## What you should do
Write the data below out exactly as it stands. Do not include the pictures.

## Material for this task
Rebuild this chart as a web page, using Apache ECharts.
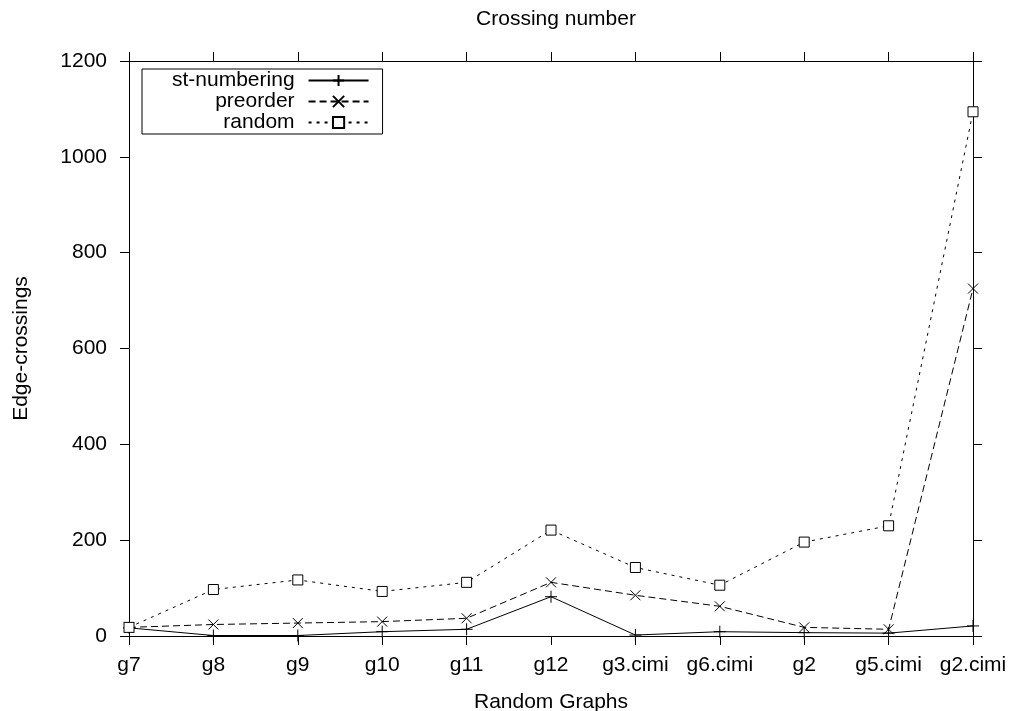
<!DOCTYPE html>
<html>
<head>
<meta charset="utf-8">
<script src="https://cdn.jsdelivr.net/npm/echarts@6/dist/echarts.min.js"></script>
<style>
html, body { margin: 0; padding: 0; background: #fff; }
#chart { width: 1010px; height: 711px; }
</style>
</head>
<body>
<div id="chart"></div>
<script>
// categories (random graphs)
var graphs = ['g7', 'g8', 'g9', 'g10', 'g11', 'g12', 'g3.cimi', 'g6.cimi', 'g2', 'g5.cimi', 'g2.cimi'];
// edge crossings per ordering
var stNumbering = [17, 1, 1, 9, 14, 82, 2, 9, 7, 6, 21];
var preorder = [18, 24, 27, 30, 37, 112, 85, 62, 18, 14, 725];
var random = [18, 97, 117, 93, 112, 221, 143, 106, 196, 230, 1094];
var yTicks = [0, 200, 400, 600, 800, 1000, 1200];

var font = 'Liberation Sans, Arial, Helvetica, sans-serif';
var fs = 21;
var chart = echarts.init(document.getElementById('chart'));

function mkSeries(name, data, symbol, size, dash, fill) {
	return {
		name: name,
		type: 'line',
		data: data,
		xAxisIndex: 0,
		yAxisIndex: 0,
		symbol: symbol,
		symbolSize: size,
		showAllSymbol: true,
		//线条样式
		lineStyle: { color: '#000', width: 1, type: dash },
		itemStyle: { color: fill, borderColor: '#000', borderWidth: 1 },
		emphasis: { disabled: true }
	};
}

function frameAxis(extra) {
	var ax = {
		axisLine: { show: true, onZero: false, lineStyle: { color: '#000', width: 1 } },
		axisTick: { show: true, interval: 0, length: 9, lineStyle: { color: '#000' } },
		axisLabel: { show: false },
		splitLine: { show: false }
	};
	for (var k in extra) ax[k] = extra[k];
	return ax;
}

var option = {
	animation: false,
	backgroundColor: '#fff',
	title: {
		text: 'Crossing number',
		left: 551,
		textAlign: 'center',
		top: 4,
		textStyle: { fontFamily: font, fontSize: fs, fontWeight: 'normal', color: '#000' }
	},
	legend: {
		orient: 'vertical',
		align: 'right',
		left: 142,
		top: 69,
		padding: [1, 13, 1, 30],
		borderColor: '#000',
		borderWidth: 1,
		itemWidth: 60,
		itemHeight: 14,
		itemGap: 0,
		selectedMode: false,
		textStyle: { fontFamily: font, fontSize: fs, color: '#000', lineHeight: 20, padding: [0, 9, 0, 0] },
		data: ['st-numbering', 'preorder', 'random']
	},
	grid: { left: 129, right: 37, top: 61, bottom: 75, show: false, containLabel: false, outerBoundsMode: 'none' },
	xAxis: [
		frameAxis({
			type: 'category',
			data: graphs,
			boundaryGap: false,
			position: 'bottom',
			name: 'Random Graphs',
			nameLocation: 'middle',
			nameGap: 56,
			nameTextStyle: { fontFamily: font, fontSize: fs, color: '#000' },
			axisLabel: { show: true, interval: 0, hideOverlap: false, margin: 19, fontFamily: font, fontSize: fs, color: '#000' }
		}),
		frameAxis({ type: 'category', data: graphs, boundaryGap: false, position: 'top' })
	],
	yAxis: [
		frameAxis({
			type: 'value',
			min: yTicks[0],
			max: yTicks[yTicks.length - 1],
			interval: 200,
			position: 'left',
			name: 'Edge-crossings',
			nameLocation: 'middle',
			nameGap: 97,
			nameTextStyle: { fontFamily: font, fontSize: fs, color: '#000' },
			axisLabel: {
				show: true, margin: 22, fontFamily: font, fontSize: fs, color: '#000',
				formatter: function (v) { return String(v); }
			}
		}),
		frameAxis({
			type: 'value',
			min: yTicks[0],
			max: yTicks[yTicks.length - 1],
			interval: 200,
			position: 'right'
		})
	],
	series: [
		mkSeries('st-numbering', stNumbering, 'path://M5,0L5,10M0,5L10,5', 12, 'solid', '#000'),
		mkSeries('preorder', preorder, 'path://M0,0L10,10M0,10L10,0', 10, [7, 4], '#000'),
		mkSeries('random', random, 'rect', 10, [3, 5], '#fff')
	]
};
chart.setOption(option);
</script>
</body>
</html>
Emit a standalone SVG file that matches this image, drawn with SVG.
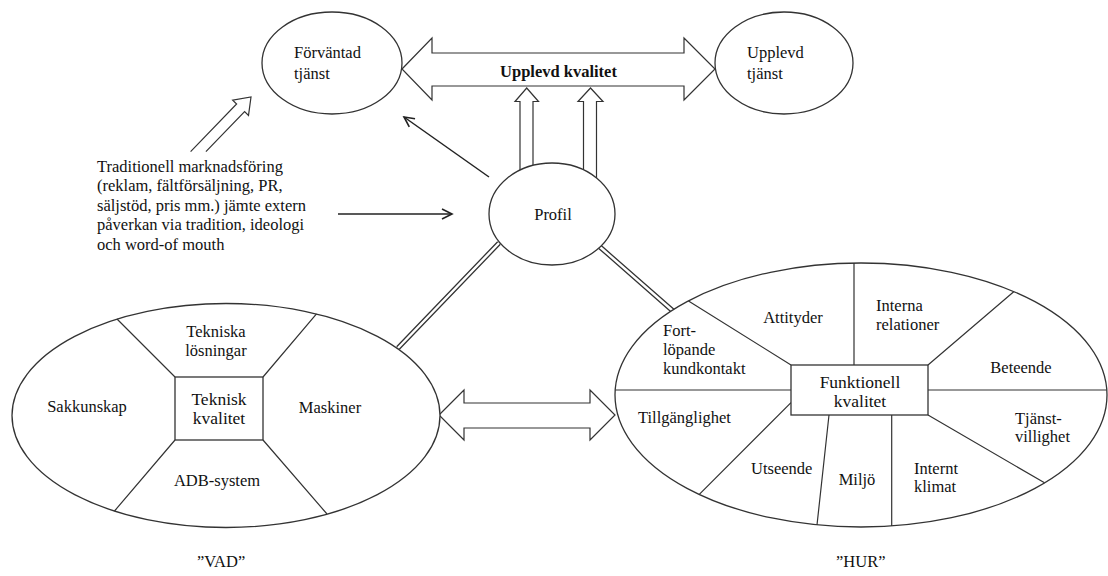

## Completed task
Rebuild this chart as a web page, using Apache ECharts.
<!DOCTYPE html>
<html>
<head>
<meta charset="utf-8">
<script src="https://cdn.jsdelivr.net/npm/echarts@6/dist/echarts.min.js"></script>
<style>
html, body { margin: 0; padding: 0; background: #fff; }
#chart { width: 1010px; height: 711px; }
</style>
</head>
<body>
<div id="chart"></div>
<script>
// categories (random graphs)
var graphs = ['g7', 'g8', 'g9', 'g10', 'g11', 'g12', 'g3.cimi', 'g6.cimi', 'g2', 'g5.cimi', 'g2.cimi'];
// edge crossings per ordering
var stNumbering = [17, 1, 1, 9, 14, 82, 2, 9, 7, 6, 21];
var preorder = [18, 24, 27, 30, 37, 112, 85, 62, 18, 14, 725];
var random = [18, 97, 117, 93, 112, 221, 143, 106, 196, 230, 1094];
var yTicks = [0, 200, 400, 600, 800, 1000, 1200];

var font = 'Liberation Sans, Arial, Helvetica, sans-serif';
var fs = 21;
var chart = echarts.init(document.getElementById('chart'));

function mkSeries(name, data, symbol, size, dash, fill) {
	return {
		name: name,
		type: 'line',
		data: data,
		xAxisIndex: 0,
		yAxisIndex: 0,
		symbol: symbol,
		symbolSize: size,
		showAllSymbol: true,
		//线条样式
		lineStyle: { color: '#000', width: 1, type: dash },
		itemStyle: { color: fill, borderColor: '#000', borderWidth: 1 },
		emphasis: { disabled: true }
	};
}

function frameAxis(extra) {
	var ax = {
		axisLine: { show: true, onZero: false, lineStyle: { color: '#000', width: 1 } },
		axisTick: { show: true, interval: 0, length: 9, lineStyle: { color: '#000' } },
		axisLabel: { show: false },
		splitLine: { show: false }
	};
	for (var k in extra) ax[k] = extra[k];
	return ax;
}

var option = {
	animation: false,
	backgroundColor: '#fff',
	title: {
		text: 'Crossing number',
		left: 551,
		textAlign: 'center',
		top: 4,
		textStyle: { fontFamily: font, fontSize: fs, fontWeight: 'normal', color: '#000' }
	},
	legend: {
		orient: 'vertical',
		align: 'right',
		left: 142,
		top: 69,
		padding: [1, 13, 1, 30],
		borderColor: '#000',
		borderWidth: 1,
		itemWidth: 60,
		itemHeight: 14,
		itemGap: 0,
		selectedMode: false,
		textStyle: { fontFamily: font, fontSize: fs, color: '#000', lineHeight: 20, padding: [0, 9, 0, 0] },
		data: ['st-numbering', 'preorder', 'random']
	},
	grid: { left: 129, right: 37, top: 61, bottom: 75, show: false, containLabel: false, outerBoundsMode: 'none' },
	xAxis: [
		frameAxis({
			type: 'category',
			data: graphs,
			boundaryGap: false,
			position: 'bottom',
			name: 'Random Graphs',
			nameLocation: 'middle',
			nameGap: 56,
			nameTextStyle: { fontFamily: font, fontSize: fs, color: '#000' },
			axisLabel: { show: true, interval: 0, hideOverlap: false, margin: 19, fontFamily: font, fontSize: fs, color: '#000' }
		}),
		frameAxis({ type: 'category', data: graphs, boundaryGap: false, position: 'top' })
	],
	yAxis: [
		frameAxis({
			type: 'value',
			min: yTicks[0],
			max: yTicks[yTicks.length - 1],
			interval: 200,
			position: 'left',
			name: 'Edge-crossings',
			nameLocation: 'middle',
			nameGap: 97,
			nameTextStyle: { fontFamily: font, fontSize: fs, color: '#000' },
			axisLabel: {
				show: true, margin: 22, fontFamily: font, fontSize: fs, color: '#000',
				formatter: function (v) { return String(v); }
			}
		}),
		frameAxis({
			type: 'value',
			min: yTicks[0],
			max: yTicks[yTicks.length - 1],
			interval: 200,
			position: 'right'
		})
	],
	series: [
		mkSeries('st-numbering', stNumbering, 'path://M5,0L5,10M0,5L10,5', 12, 'solid', '#000'),
		mkSeries('preorder', preorder, 'path://M0,0L10,10M0,10L10,0', 10, [7, 4], '#000'),
		mkSeries('random', random, 'rect', 10, [3, 5], '#fff')
	]
};
chart.setOption(option);
</script>
</body>
</html>
Emit a standalone SVG file that matches this image, drawn with SVG.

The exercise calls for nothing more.